Under some wild delusion that Kari will run off with him, Peter attends the reunion to make his pitch for a second chance. For the better part of two hours, these two go back and forth and round about in dialogue that wants badly to be poignant and profound but instead is both shrill and banal. Deciding to stay in her miserable, childless marriage to the golfer, Kari muses, "It's life. Bearable's the best we can hope for."

Well, kiddo, for $25 a ticket, one hopes for more than just bearable in a two-act play, and The Pavilion reaches the almost unbearable stage shortly after The Narrator opens Act 1 by saying, "This is the way the universe begins."

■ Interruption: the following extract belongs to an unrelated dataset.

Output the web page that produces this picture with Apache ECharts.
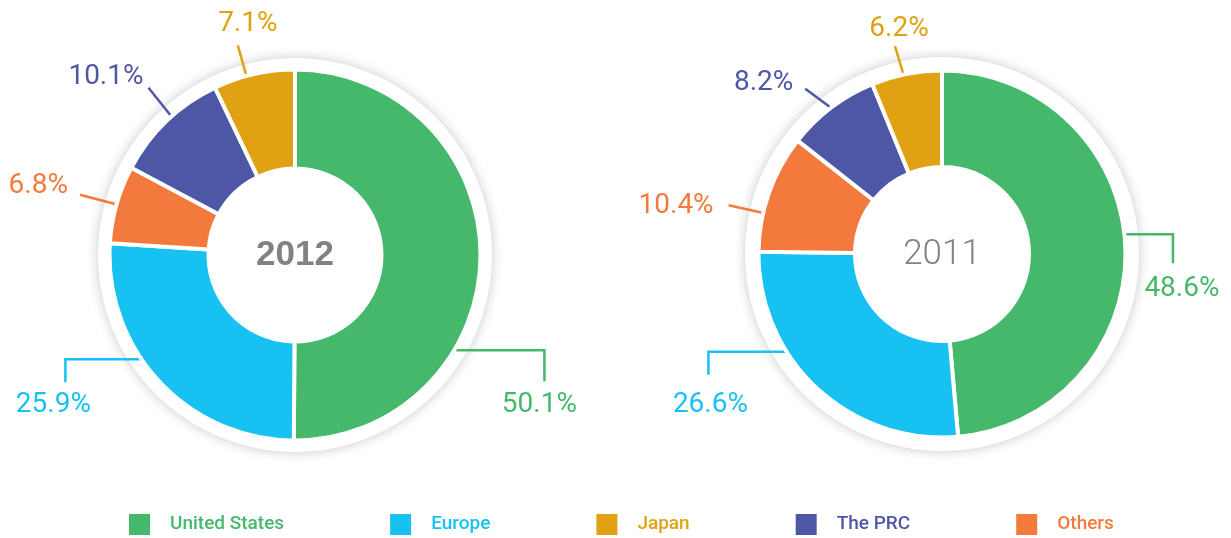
<!DOCTYPE html>
<html lang="en">
<head>
<meta charset="UTF-8">
<title>Sales by region 2012 / 2011</title>
<script src="https://cdn.jsdelivr.net/npm/echarts@6/dist/echarts.min.js"></script>
<style>body{margin:0;background:#fff}</style>
</head>
<body>
<div id="main" style="width:1231px;height:538px;"></div>
<script>
// slices run clockwise from 12 o'clock
var regions = ['United States', 'Europe', 'Others', 'The PRC', 'Japan'];
var share2012 = [50.1, 25.9, 6.8, 10.1, 7.1];
var share2011 = [48.6, 26.6, 10.4, 8.2, 6.2];
var legendOrder = ['United States', 'Europe', 'Japan', 'The PRC', 'Others'];
var regionColors = ['#45b86b', '#17c1f2', '#f37a3c', '#4e56a6', '#e0a113'];

var labelFont = "Roboto, 'Liberation Sans', sans-serif";

// leader lines: start-angle shift from slice middle (deg), line segments, label offset from line end
var leaders2012 = [
    {shift: 31, segs: [[92, 0], [0, 31]], off: [-5, 24], align: 'center'},
    {shift: 8.5, segs: [[-78, 0], [0, 23]], off: [-12, 23], align: 'center'},
    {shift: 0, segs: [[-38, -10]], off: [-12, -9], align: 'right'},
    {shift: 2, segs: [[-24, -30]], off: [-5, -11], align: 'right'},
    {shift: -2.4, segs: [[-9, -32]], off: [10, -21], align: 'center'}
];
var leaders2011 = [
    {shift: -3.7, segs: [[50, 0], [0, 29]], off: [9, 26], align: 'center'},
    {shift: 14.7, segs: [[-80, 0], [0, 23]], off: [2, 30], align: 'center'},
    {shift: -6.5, segs: [[-36, -8]], off: [-15, 1], align: 'right'},
    {shift: 0, segs: [[-27, -20]], off: [-12, -6], align: 'right'},
    {shift: -0.9, segs: [[-9, -30]], off: [4, -17], align: 'center'}
];

function leaderLayout(cx, cy, r, values, spec) {
    var total = values.reduce(function (a, b) { return a + b; }, 0);
    return function (params) {
        var i = params.dataIndex, s = spec[i];
        var before = 0;
        for (var k = 0; k < i; k++) before += values[k];
        var ang = ((before + values[i] / 2) / total * 360 + s.shift) * Math.PI / 180;
        var x = cx + r * Math.sin(ang), y = cy - r * Math.cos(ang);
        var pts = [[x, y]];
        s.segs.forEach(function (d) {
            x += d[0];
            y += d[1];
            pts.push([x, y]);
        });
        return {
            x: x + s.off[0],
            y: y + s.off[1],
            align: s.align,
            verticalAlign: 'middle',
            labelLinePoints: pts
        };
    };
}

function plate(cx, cy) {
    return {
        type: 'pie',
        center: [cx, cy],
        radius: [0, 197],
        silent: true,
        z: 1,
        label: {show: false},
        labelLine: {show: false},
        itemStyle: {color: '#fff', shadowBlur: 12, shadowColor: 'rgba(0,0,0,0.22)'},
        data: [{name: '', value: 1}]
    };
}

function donut(cx, cy, radius, lineR, values, leaders) {
    return {
        type: 'pie',
        center: [cx, cy],
        radius: radius,
        startAngle: 90,
        clockwise: true,
        avoidLabelOverlap: false,
        z: 2,
        itemStyle: {borderColor: '#fff', borderWidth: 4},
        label: {
            show: true,
            position: 'outside',
            formatter: function (p) { return p.value.toFixed(1) + '%'; },
            fontSize: 28,
            fontFamily: labelFont,
            color: 'inherit'
        },
        labelLine: {show: true, lineStyle: {width: 2.5}},
        emphasis: {disabled: true},
        labelLayout: leaderLayout(cx, cy, lineR, values, leaders),
        data: regions.map(function (n, i) {
            return {name: n, value: values[i], itemStyle: {color: regionColors[i]}};
        })
    };
}

var myChart = echarts.init(document.getElementById('main'));
myChart.setOption({
    animation: false,
    backgroundColor: '#fff',
    legend: {
        left: 127,
        top: 512,
        padding: 0,
        icon: 'rect',
        itemWidth: 23,
        itemHeight: 23,
        itemGap: 104,
        selectedMode: false,
        textStyle: {fontFamily: labelFont, fontSize: 19, fontWeight: 500, padding: [0, 0, 0, 14]},
        data: legendOrder.map(function (n) {
            return {name: n, textStyle: {color: regionColors[regions.indexOf(n)]}};
        })
    },
    graphic: [
        {type: 'text', x: 295, y: 255, z: 10, style: {text: '2012', align: 'center', verticalAlign: 'middle',
            fill: '#808285', font: "bold 35px 'Liberation Sans', Arial, sans-serif"}},
        {type: 'text', x: 942, y: 255, z: 10, style: {text: '2011', align: 'center', verticalAlign: 'middle',
            fill: '#808285', font: "300 35px Roboto, 'Liberation Sans', sans-serif"}}
    ],
    series: [
        plate(295, 255),
        donut(295, 255, [86.5, 185.5], 184, share2012, leaders2012),
        plate(942, 254),
        donut(942, 254, [87, 183.5], 182, share2011, leaders2011)
    ]
});
</script>
</body>
</html>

Then he launches into a hefty chunk of tortured poetry about how the summer air is "blood thick with insect sounds and fern fronds...the tiny leaf of consciousness spreading its bittersweet smoke." What a load. Wright, by the way, is a staff writer for the HBO series Six Feet Under, which might explain why this season's episodes have been dead on arrival.

The Narrator in The Pavilion appears to be a warmed-over imitation of the Stage Manager from Thornton Wilder's Our Town. Before intermission, The Narrator says "We'll take a short break" just the way the Stage Manager does. But that's about the only thing The Pavilion has in common with a great piece of theater. Our Town is a three-act drama that clips along (when done right) and leaves the audience moved and enlightened. The Pavilion is two hours that tick by like a double dose of algebra class. When The Narrator in The Pavilion says for the second time that "This is a play about time," there's still time to take a short nap before it's time to go home.

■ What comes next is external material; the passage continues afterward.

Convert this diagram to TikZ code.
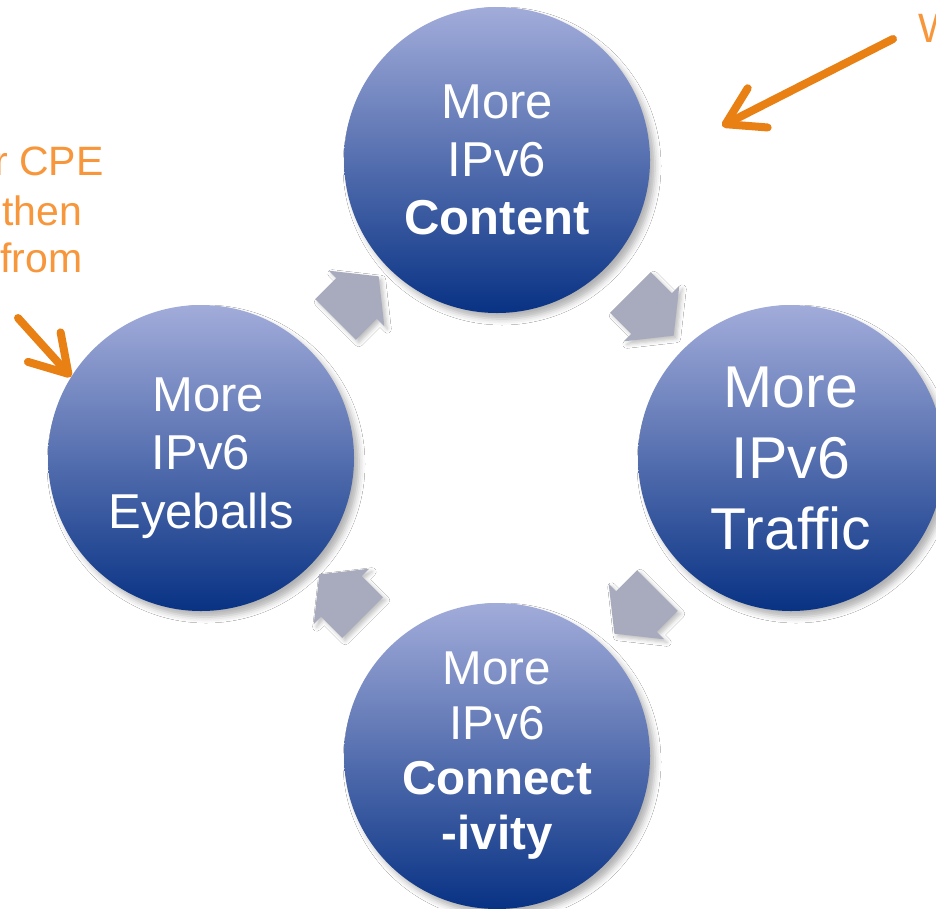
\documentclass[tikz,border=0pt]{standalone}
\usepackage{fontspec}
\setmainfont{Liberation Sans}
\usetikzlibrary{shapes.arrows,shadows.blur,arrows.meta,calc}
\definecolor{ballTop}{RGB}{162,172,218}
\definecolor{ballBottom}{RGB}{8,50,132}
\definecolor{cycleGray}{RGB}{168,171,189}
\definecolor{noteOrange}{RGB}{232,128,20}
\definecolor{noteText}{RGB}{247,150,58}
\tikzset{
  ball/.style={circle, minimum size=306pt, inner sep=0pt, top color=ballTop,
    bottom color=ballBottom, text=white, align=center,
    blur shadow={shadow xshift=5pt, shadow yshift=-6pt, shadow blur radius=6pt, shadow opacity=30}},
  cyclearrow/.style={single arrow, fill=cycleGray, inner xsep=0pt, inner ysep=28.5pt,
    minimum height=61pt, single arrow head extend=10.5pt, single arrow tip angle=103,
    blur shadow={shadow xshift=3pt, shadow yshift=-3pt, shadow blur radius=4pt, shadow opacity=25}},
  notearrow/.style={draw=noteOrange, line width=8pt, line cap=round,
    -{Straight Barb[length=36pt, width=44pt, round]}},
  notetext/.style={text=noteText, inner sep=0pt, font=\fontsize{41}{48}\selectfont}
}

\begin{document}
\begin{tikzpicture}[x=1pt,y=1pt]
	\fill[white] (0,0) rectangle (936,-908);
	\useasboundingbox (0,0) rectangle (936,-908);
	\clip (0,0) rectangle (936,-908);
	% the four stages
	\node[ball, font=\fontsize{49}{58}\selectfont] (content) at (497,-160) {More\\IPv6\\\textbf{Content}};
	\node[ball, font=\fontsize{59}{71}\selectfont] (traffic) at (791,-458) {More\\IPv6\\Traffic};
	\node[ball, font=\fontsize{47.5}{55}\selectfont] (connect) at (497,-756) {More\\IPv6\\\textbf{Connect}\\\textbf{-ivity}};
	\node[ball, font=\fontsize{49}{58.5}\selectfont] (eyeballs) at (201,-458) {\hspace*{14pt}More\\IPv6\\Eyeballs};
	% cycle arrows
	\node[cyclearrow, rotate=45] (a1) at ($(eyeballs)!.5!(content)+(0,3)$) {};
	\node[cyclearrow, rotate=-45] (a2) at ($(content)!.5!(traffic)+(0,3)$) {};
	\node[cyclearrow, rotate=-135] (a3) at ($(traffic)!.5!(connect)+(0,3)$) {};
	\node[cyclearrow, rotate=135] (a4) at ($(connect)!.5!(eyeballs)+(0,3)$) {};
	% notes
	\node[notetext, anchor=base west] (cpe) at (-6,-175) {r CPE};
	\node[notetext, anchor=base west] (then) at (2,-225) {then};
	\node[notetext, anchor=base west] (from) at (0,-272) {from};
	\node[notetext, anchor=base west] (w) at (918,-42) {W};
	\coordinate (wtail) at (893,-39);
	\coordinate (wtip) at (722,-126);
	\coordinate (ctail) at (18,-318);
	\draw[notearrow] (wtail) -- (wtip);
	\draw[notearrow] (ctail) -- (eyeballs.148);
\end{tikzpicture}
\end{document}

Director Natalie Gaupp has done an OK job staging this mediocre mess. Casting Keating in the many-layered role of The Narrator was the smartest move. He's a real find. Not that anyone's clamoring for a new production of the old chestnut Harvey, but the tall, rangy Keating would make a swell Elwood P. Dowd.

The actors playing The Pavilion's star-crossed couple don't cut it. Wispy Michelle Michael comes across as prim and thoroughly unlikable as Kari. Where her character should be vulnerable and tragic, Michael just goes crabby and sour.

As Peter, Trey Walpole is a mound of mush. Imagine Wallace Shawn trying to play a romantic lead. Walpole's Peter is too much of a nebbish to allow anyone to buy him as half of any high school's "cutest couple." And he executes egregiously awful fake-crying.

Technically, Circle Theatre's production is as flawed as the script. Bill Newberry's faux-stone set design does nothing to complement or open up the claustrophobic, subterranean space. John Leach's lighting design is flat and too bright by half for scenes set on a summery night outdoors. Barbara C. Cox gives the actors costumes so ill-fitting, they would be better off wearing their own clothes. Tiny, pale Michelle Michael gets a tiny, pale, gauzy skirt and a sleeveless blouse two sizes too big. Trey Walpole's gray-green pants are two sizes too small and cling to his backside as though the high school bully has sneaked up to give him a wedgie.

Worst moment in the whole play comes near the end when, after reliving every moment of their high school romance and the ensuing 20 years of separation, Kari says to Peter, "For you and me to start over, the whole universe would have to begin again." Peter turns to The Narrator and asks if that's possible.

Thank goodness, it's not. Any longer and this production would count as detention.